Introduction:
In database management systems, ensuring data integrity is paramount. One common approach to enforcing uniqueness in a relational database is by using unique constraints. However, unique constraints can be implemented using indexes as well. In this blog post, we'll delve into the advantages and disadvantages of using an index as a unique constraint, with a focus on practical considerations and implications for database design and performance.
Advantages:
- Enforced Data Integrity: An index used as a unique constraint ensures that the combination of values in the indexed columns is unique within the table. This helps maintain data integrity by preventing the insertion of duplicate values.
- Performance Improvement: Queries that involve searching for unique combinations of values in the indexed columns benefit from improved performance. The index allows the database engine to quickly locate the relevant rows, leading to faster query execution.
- Space Efficiency: In some cases, using an index as a unique constraint may be more space-efficient compared to creating a separate unique constraint object. This is because the index structure is reused to enforce uniqueness rather than creating additional metadata.
- Query Optimization: Indexes used for unique constraints can enhance query optimization. The database optimizer may leverage the uniqueness constraint to choose more efficient query execution plans, such as index scans or index seeks.
- Concurrency Control: Unique constraints implemented through indexes contribute to concurrency control mechanisms. Concurrent transactions attempting to insert or update duplicate values are prevented from violating the uniqueness constraint, thereby maintaining data consistency.
Disadvantages:
- Increased Overhead for DML Operations: While indexes improve query performance, they also impose overhead on data manipulation language (DML) operations such as inserts, updates, and deletes. Maintaining index structures during these operations can impact overall system performance, especially for tables with frequent write operations.

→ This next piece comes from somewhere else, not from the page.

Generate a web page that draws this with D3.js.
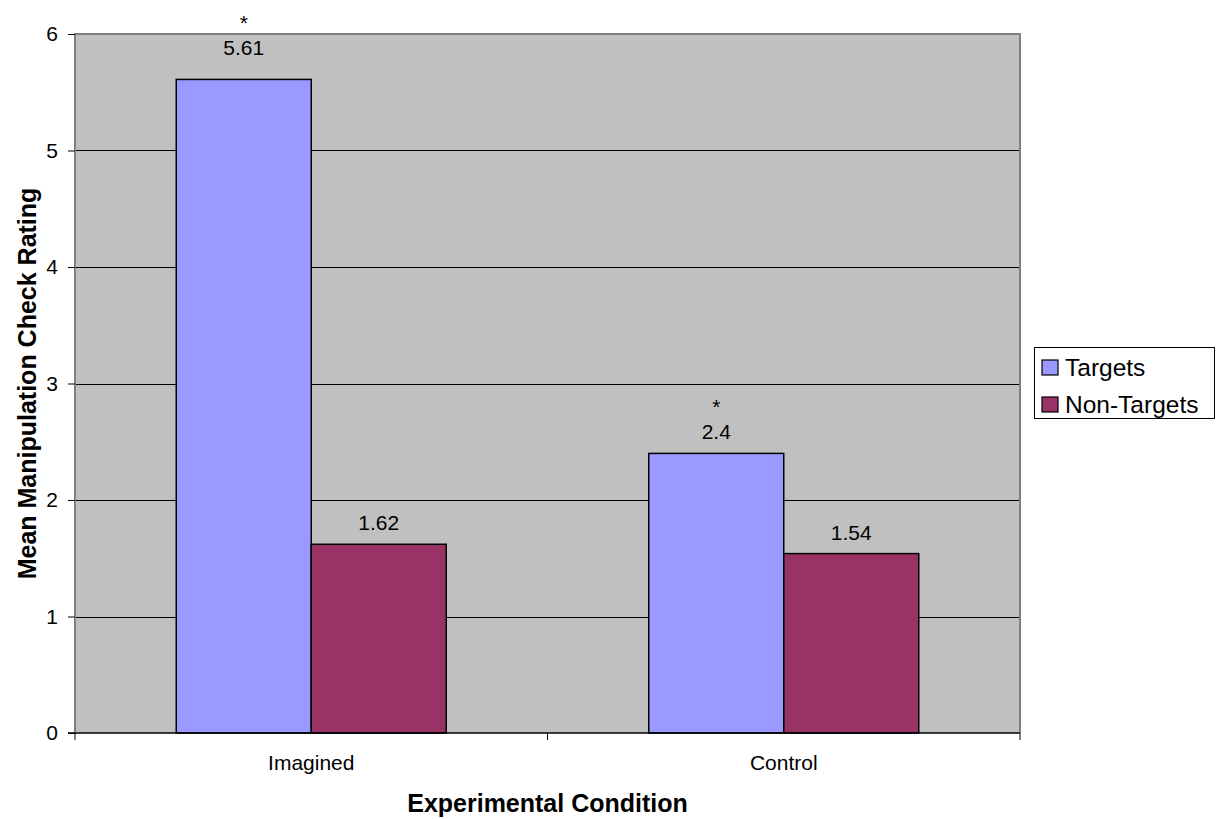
<!DOCTYPE html>
<html>
<head>
<meta charset="utf-8">
<script src="https://cdn.jsdelivr.net/npm/d3@7"></script>
<style>
  html, body { margin: 0; padding: 0; background: #ffffff; }
  svg { display: block; font-family: "Liberation Sans", Arial, sans-serif; }
</style>
</head>
<body>
<svg id="chart" width="1216" height="819"></svg>
<script>
// Experimental conditions and the two rating series
const categories = ["Imagined", "Control"];
const seriesNames = ["Targets", "Non-Targets"];
const targets = [5.61, 2.4];
const nonTargets = [1.62, 1.54];
const targetsSignificant = [true, true];     // asterisk above Targets bars
const nonTargetsSignificant = [false, false];
const yTicks = [0, 1, 2, 3, 4, 5, 6];

const colors = { "Targets": "#9999FF", "Non-Targets": "#993366" };

const svg = d3.select("#chart");
const plot = { left: 75, right: 1020, top: 34, bottom: 733 };

const x = d3.scaleBand()
  .domain(categories)
  .range([plot.left, plot.right])
  .paddingInner(0)
  .paddingOuter(0);

const xInner = d3.scaleBand()
  .domain(seriesNames)
  .range([0, x.bandwidth()])
  .paddingInner(0)
  .paddingOuter(0.75);

const y = d3.scaleLinear().domain([0, 6]).range([plot.bottom, plot.top]);

// Plot background
svg.append("rect")
  .attr("x", plot.left).attr("y", plot.top)
  .attr("width", plot.right - plot.left)
  .attr("height", plot.bottom - plot.top)
  .attr("fill", "#C0C0C0");

// Horizontal gridlines
svg.append("g")
  .selectAll("line")
  .data(yTicks.filter(t => t > 0 && t < 6))
  .join("line")
  .attr("x1", plot.left).attr("x2", plot.right)
  .attr("y1", d => Math.round(y(d)) + 0.5)
  .attr("y2", d => Math.round(y(d)) + 0.5)
  .attr("stroke", "#000")
  .attr("stroke-width", 1);

// Plot border (left, top, right)
svg.append("path")
  .attr("d", `M${plot.left},${plot.bottom} V${plot.top} H${plot.right} V${plot.bottom}`)
  .attr("fill", "none")
  .attr("stroke", "#808080")
  .attr("stroke-width", 2);

// Bars
const rows = categories.map((c, i) => ({
  category: c,
  values: [
    { series: "Targets", value: targets[i], star: targetsSignificant[i] },
    { series: "Non-Targets", value: nonTargets[i], star: nonTargetsSignificant[i] }
  ]
}));

const groups = svg.append("g")
  .selectAll("g")
  .data(rows)
  .join("g")
  .attr("transform", d => `translate(${x(d.category)},0)`);

groups.selectAll("rect")
  .data(d => d.values)
  .join("rect")
  .attr("x", d => xInner(d.series))
  .attr("y", d => y(d.value))
  .attr("width", xInner.bandwidth())
  .attr("height", d => y(0) - y(d.value))
  .attr("fill", d => colors[d.series])
  .attr("stroke", "#000")
  .attr("stroke-width", 1.5);

// Value labels (a label near the top of the plot sits a little higher)
const lift = v => (y(v) - plot.top < 60 ? 24 : 14);

groups.selectAll("text.value")
  .data(d => d.values)
  .join("text")
  .attr("class", "value")
  .attr("x", d => xInner(d.series) + xInner.bandwidth() / 2)
  .attr("y", d => y(d.value) - lift(d.value))
  .attr("text-anchor", "middle")
  .attr("font-size", 21)
  .attr("fill", "#000")
  .text(d => d.value);

groups.selectAll("text.star")
  .data(d => d.values.filter(v => v.star))
  .join("text")
  .attr("class", "star")
  .attr("x", d => xInner(d.series) + xInner.bandwidth() / 2)
  .attr("y", d => y(d.value) - lift(d.value) - 25)
  .attr("text-anchor", "middle")
  .attr("font-size", 21)
  .attr("fill", "#000")
  .text("*");

// Y axis
const yAxis = svg.append("g")
  .attr("transform", `translate(${plot.left},0)`)
  .call(d3.axisLeft(y).tickValues(yTicks).tickSize(7).tickPadding(10).tickFormat(d3.format("d")));
yAxis.select(".domain").remove();
yAxis.selectAll(".tick line").attr("stroke", "#000");
yAxis.selectAll(".tick text")
  .attr("font-size", 21)
  .attr("font-family", "'Liberation Sans', Arial, sans-serif")
  .attr("fill", "#000");

// X axis
const xAxis = svg.append("g")
  .attr("transform", `translate(0,${plot.bottom})`)
  .call(d3.axisBottom(x).tickSize(0).tickPadding(22));
xAxis.select(".domain").remove();
xAxis.selectAll(".tick text")
  .attr("font-size", 21)
  .attr("font-family", "'Liberation Sans', Arial, sans-serif")
  .attr("fill", "#000");

// Category separator ticks on the x axis
svg.append("g")
  .selectAll("line")
  .data([...categories.map(c => x(c)), plot.right])
  .join("line")
  .attr("x1", d => d).attr("x2", d => d)
  .attr("y1", plot.bottom).attr("y2", plot.bottom + 7)
  .attr("stroke", "#000")
  .attr("stroke-width", 1);

svg.append("line")
  .attr("x1", plot.left - 7).attr("x2", plot.right)
  .attr("y1", plot.bottom).attr("y2", plot.bottom)
  .attr("stroke", "#000")
  .attr("stroke-width", 1.5);

// Axis titles
svg.append("text")
  .attr("x", (plot.left + plot.right) / 2)
  .attr("y", 812)
  .attr("text-anchor", "middle")
  .attr("font-size", 25)
  .attr("font-weight", "bold")
  .attr("fill", "#000")
  .text("Experimental Condition");

svg.append("text")
  .attr("transform", `translate(36,${(plot.top + plot.bottom) / 2}) rotate(-90)`)
  .attr("text-anchor", "middle")
  .attr("font-size", 25)
  .attr("font-weight", "bold")
  .attr("fill", "#000")
  .text("Mean Manipulation Check Rating");

// Legend
const legend = svg.append("g").attr("transform", "translate(1034,347)");
legend.append("rect")
  .attr("x", 0.5).attr("y", 0.5)
  .attr("width", 180).attr("height", 71)
  .attr("fill", "#fff")
  .attr("stroke", "#000")
  .attr("stroke-width", 1);

const items = legend.selectAll("g.item")
  .data(seriesNames)
  .join("g")
  .attr("class", "item")
  .attr("transform", (d, i) => `translate(8,${13 + i * 37})`);

items.append("rect")
  .attr("width", 16).attr("height", 15)
  .attr("fill", d => colors[d])
  .attr("stroke", "#000")
  .attr("stroke-width", 1.2);

items.append("text")
  .attr("x", 23)
  .attr("y", 16)
  .attr("font-size", 24.5)
  .attr("fill", "#000")
  .text(d => d);
</script>
</body>
</html>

- Index Maintenance Overhead: Adding, updating, or deleting rows that affect the uniqueness constraint may require additional index maintenance. This overhead becomes more pronounced in scenarios where the indexed columns undergo frequent changes or data modifications.
- Storage Overhead: Indexes consume storage space within the database. Implementing unique constraints through indexes adds to the overall storage requirements of the database. In large-scale systems, this can contribute to increased storage costs and resource utilization.
- Complexity of Index Management: Managing indexes as unique constraints introduces complexity, particularly in scenarios involving composite indexes or complex data models. Administrators need to carefully consider the implications of index design, maintenance, and optimization.
- Impact on Bulk Data Loading: Bulk data loading operations, such as data imports or migrations, may experience performance degradation when unique constraints enforced by indexes are present. Loading large volumes of data into indexed tables can lead to slower processing due to index maintenance overhead.
Index Constraint Implementation
In PostgreSQL, conditional constraints are not directly supported. However, we can use index constraints as an alternative to enforce unique constraints with conditions.
CREATE UNIQUE INDEX <index-name> ON <table-name> (<column1,[column2,...]>) WHERE <condition>;
For example, consider a scenario where we want to enforce a unique constraint on a combination of columns in a table, but only for rows that meet certain conditions. We can achieve this by creating a unique index with a WHERE clause that specifies the condition.
Let's consider a scenario where we have a table employee_details
storing information about employees, including their employee_id
, department
, and status
. We want to enforce a unique constraint on the combination of (employee_id, department)
only for rows where the status
column is set to 'Active'.
-- Create the employee_details table
CREATE TABLE employee_details (
employee_id INT,
department VARCHAR(50),
status VARCHAR(20),
-- Add other columns as needed
-- For demonstration purposes, we'll assume additional columns
name VARCHAR(100),
hire_date DATE,
-- Add other columns as needed
PRIMARY KEY (employee_id, department)
);
-- Create a unique index with a WHERE clause to enforce conditional uniqueness
CREATE UNIQUE INDEX unique_employee_department_active
ON employee_details (employee_id, department)
WHERE status = 'Active';
This setup effectively acts as a conditional constraint, ensuring uniqueness based on the specified condition (status = 'Active') in the index WHERE clause. It helps maintain data integrity and prevents the insertion of duplicate records in the employee_details table under the specified condition.
Conclusion:
Implementing unique constraints using indexes offers several benefits, including improved data integrity, query performance, and space efficiency. However, it also introduces overhead in terms of index maintenance, storage requirements, and potential performance impact on DML operations. Database administrators must carefully weigh these advantages and disadvantages when designing database schemas and choosing the appropriate approach for enforcing uniqueness constraints.
By understanding the trade-offs involved, database professionals can make informed decisions to optimize database performance and ensure data integrity in their applications.